* [Brief]:
Set down the listing below verbatim, but only from its first line through the line containing "950, 960, 970, 980, 990, 1000];".

>> START Recorded information

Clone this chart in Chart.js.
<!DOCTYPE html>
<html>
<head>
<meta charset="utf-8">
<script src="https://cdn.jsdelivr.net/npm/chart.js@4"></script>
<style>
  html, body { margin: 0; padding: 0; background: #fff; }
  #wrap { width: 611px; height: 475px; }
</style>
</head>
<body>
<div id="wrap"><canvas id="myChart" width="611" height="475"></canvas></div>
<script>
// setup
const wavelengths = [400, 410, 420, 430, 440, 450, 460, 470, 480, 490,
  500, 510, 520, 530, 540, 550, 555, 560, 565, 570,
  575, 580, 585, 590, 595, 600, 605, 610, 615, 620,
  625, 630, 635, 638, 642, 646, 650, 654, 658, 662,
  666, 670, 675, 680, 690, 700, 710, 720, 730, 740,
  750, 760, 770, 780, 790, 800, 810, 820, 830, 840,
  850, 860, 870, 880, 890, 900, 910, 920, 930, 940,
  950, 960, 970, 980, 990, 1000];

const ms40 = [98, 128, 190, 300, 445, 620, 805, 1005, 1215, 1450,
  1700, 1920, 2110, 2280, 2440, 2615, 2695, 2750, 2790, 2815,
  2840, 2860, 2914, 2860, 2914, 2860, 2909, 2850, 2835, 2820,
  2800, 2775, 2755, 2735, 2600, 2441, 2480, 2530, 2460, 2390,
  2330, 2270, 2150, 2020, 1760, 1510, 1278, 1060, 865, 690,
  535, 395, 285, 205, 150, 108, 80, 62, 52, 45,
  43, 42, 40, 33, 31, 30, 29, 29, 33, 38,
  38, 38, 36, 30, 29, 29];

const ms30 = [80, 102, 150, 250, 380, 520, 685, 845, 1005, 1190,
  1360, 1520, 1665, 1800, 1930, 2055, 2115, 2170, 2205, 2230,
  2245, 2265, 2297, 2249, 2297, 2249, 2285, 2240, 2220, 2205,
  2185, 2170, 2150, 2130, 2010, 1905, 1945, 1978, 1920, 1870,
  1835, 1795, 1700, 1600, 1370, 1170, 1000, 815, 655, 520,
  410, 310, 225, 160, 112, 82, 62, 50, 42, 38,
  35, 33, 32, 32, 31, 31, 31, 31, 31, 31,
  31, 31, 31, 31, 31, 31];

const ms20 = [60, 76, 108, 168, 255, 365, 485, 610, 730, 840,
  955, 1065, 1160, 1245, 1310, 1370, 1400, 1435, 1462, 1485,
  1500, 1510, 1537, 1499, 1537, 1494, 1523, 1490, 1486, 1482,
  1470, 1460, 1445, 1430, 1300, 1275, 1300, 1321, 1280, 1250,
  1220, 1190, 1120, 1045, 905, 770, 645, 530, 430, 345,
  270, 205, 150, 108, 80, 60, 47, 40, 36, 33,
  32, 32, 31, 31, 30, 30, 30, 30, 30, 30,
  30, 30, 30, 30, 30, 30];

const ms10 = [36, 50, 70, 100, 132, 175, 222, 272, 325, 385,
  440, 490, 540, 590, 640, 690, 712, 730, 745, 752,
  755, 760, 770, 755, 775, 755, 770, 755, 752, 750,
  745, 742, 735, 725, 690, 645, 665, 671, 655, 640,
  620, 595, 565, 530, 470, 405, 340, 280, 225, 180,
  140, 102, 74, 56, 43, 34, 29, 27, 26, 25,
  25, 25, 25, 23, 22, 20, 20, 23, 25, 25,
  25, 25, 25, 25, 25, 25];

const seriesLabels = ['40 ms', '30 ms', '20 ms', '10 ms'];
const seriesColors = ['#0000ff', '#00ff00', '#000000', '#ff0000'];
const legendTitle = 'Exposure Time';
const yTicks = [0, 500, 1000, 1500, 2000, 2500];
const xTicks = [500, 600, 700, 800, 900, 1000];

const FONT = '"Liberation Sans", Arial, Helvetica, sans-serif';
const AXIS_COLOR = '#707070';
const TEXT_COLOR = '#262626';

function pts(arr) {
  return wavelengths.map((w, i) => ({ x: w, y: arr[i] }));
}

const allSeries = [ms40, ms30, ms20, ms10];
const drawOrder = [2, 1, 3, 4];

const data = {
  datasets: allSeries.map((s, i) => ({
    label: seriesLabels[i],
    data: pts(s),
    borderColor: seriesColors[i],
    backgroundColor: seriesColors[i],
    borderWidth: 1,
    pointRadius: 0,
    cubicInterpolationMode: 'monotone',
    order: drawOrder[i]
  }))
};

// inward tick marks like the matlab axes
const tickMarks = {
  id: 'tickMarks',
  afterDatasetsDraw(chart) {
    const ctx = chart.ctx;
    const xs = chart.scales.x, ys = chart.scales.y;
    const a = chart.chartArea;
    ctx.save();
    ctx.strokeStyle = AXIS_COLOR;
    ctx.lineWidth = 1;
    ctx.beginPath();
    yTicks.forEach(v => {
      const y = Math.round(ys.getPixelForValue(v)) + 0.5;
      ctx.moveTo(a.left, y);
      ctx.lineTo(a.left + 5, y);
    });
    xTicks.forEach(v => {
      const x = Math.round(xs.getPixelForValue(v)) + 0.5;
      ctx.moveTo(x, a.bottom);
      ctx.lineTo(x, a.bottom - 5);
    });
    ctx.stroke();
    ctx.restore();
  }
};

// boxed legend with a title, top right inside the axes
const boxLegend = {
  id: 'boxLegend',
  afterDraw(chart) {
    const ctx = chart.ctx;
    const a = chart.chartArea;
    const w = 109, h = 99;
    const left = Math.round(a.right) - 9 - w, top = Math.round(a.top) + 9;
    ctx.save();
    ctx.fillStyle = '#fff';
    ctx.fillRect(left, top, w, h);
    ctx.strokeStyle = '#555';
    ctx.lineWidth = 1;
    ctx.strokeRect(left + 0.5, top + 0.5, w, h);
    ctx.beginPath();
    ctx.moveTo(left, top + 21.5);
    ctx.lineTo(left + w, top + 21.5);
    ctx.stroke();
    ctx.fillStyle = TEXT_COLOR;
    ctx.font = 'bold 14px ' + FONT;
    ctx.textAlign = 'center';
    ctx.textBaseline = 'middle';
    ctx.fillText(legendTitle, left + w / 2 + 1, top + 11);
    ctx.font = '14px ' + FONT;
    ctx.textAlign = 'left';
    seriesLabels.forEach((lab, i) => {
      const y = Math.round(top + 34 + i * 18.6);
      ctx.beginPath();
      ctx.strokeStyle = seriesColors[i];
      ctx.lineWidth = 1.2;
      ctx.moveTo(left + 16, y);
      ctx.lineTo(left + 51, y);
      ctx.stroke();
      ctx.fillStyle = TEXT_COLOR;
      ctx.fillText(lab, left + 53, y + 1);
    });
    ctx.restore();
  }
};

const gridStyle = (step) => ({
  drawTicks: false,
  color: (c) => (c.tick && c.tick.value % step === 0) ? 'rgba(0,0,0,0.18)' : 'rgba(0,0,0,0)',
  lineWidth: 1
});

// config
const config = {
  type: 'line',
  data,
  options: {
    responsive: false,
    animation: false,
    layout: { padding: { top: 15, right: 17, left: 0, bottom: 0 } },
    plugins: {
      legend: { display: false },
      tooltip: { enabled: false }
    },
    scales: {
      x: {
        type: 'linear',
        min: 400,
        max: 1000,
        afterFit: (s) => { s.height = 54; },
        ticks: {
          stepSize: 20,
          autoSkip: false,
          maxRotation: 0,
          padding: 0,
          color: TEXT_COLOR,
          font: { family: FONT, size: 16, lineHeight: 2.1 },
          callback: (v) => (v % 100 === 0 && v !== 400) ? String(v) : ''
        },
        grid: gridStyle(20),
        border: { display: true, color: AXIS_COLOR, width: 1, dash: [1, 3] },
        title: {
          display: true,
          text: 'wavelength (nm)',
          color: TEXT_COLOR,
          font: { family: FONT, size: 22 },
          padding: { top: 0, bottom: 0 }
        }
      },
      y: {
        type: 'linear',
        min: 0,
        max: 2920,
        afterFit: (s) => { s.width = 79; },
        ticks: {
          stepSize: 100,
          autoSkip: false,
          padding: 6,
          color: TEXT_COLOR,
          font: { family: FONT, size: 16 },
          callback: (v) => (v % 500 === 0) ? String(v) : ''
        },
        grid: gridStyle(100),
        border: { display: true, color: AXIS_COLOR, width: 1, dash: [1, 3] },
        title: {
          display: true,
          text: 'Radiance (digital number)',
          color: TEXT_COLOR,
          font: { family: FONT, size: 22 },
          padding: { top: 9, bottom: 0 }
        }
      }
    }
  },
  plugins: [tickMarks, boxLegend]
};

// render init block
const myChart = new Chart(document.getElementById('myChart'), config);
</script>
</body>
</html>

>> END Recorded information

* [Solution below]:
Clone this chart in Chart.js.
<!DOCTYPE html>
<html>
<head>
<meta charset="utf-8">
<script src="https://cdn.jsdelivr.net/npm/chart.js@4"></script>
<style>
  html, body { margin: 0; padding: 0; background: #fff; }
  #wrap { width: 611px; height: 475px; }
</style>
</head>
<body>
<div id="wrap"><canvas id="myChart" width="611" height="475"></canvas></div>
<script>
// setup
const wavelengths = [400, 410, 420, 430, 440, 450, 460, 470, 480, 490,
  500, 510, 520, 530, 540, 550, 555, 560, 565, 570,
  575, 580, 585, 590, 595, 600, 605, 610, 615, 620,
  625, 630, 635, 638, 642, 646, 650, 654, 658, 662,
  666, 670, 675, 680, 690, 700, 710, 720, 730, 740,
  750, 760, 770, 780, 790, 800, 810, 820, 830, 840,
  850, 860, 870, 880, 890, 900, 910, 920, 930, 940,
  950, 960, 970, 980, 990, 1000];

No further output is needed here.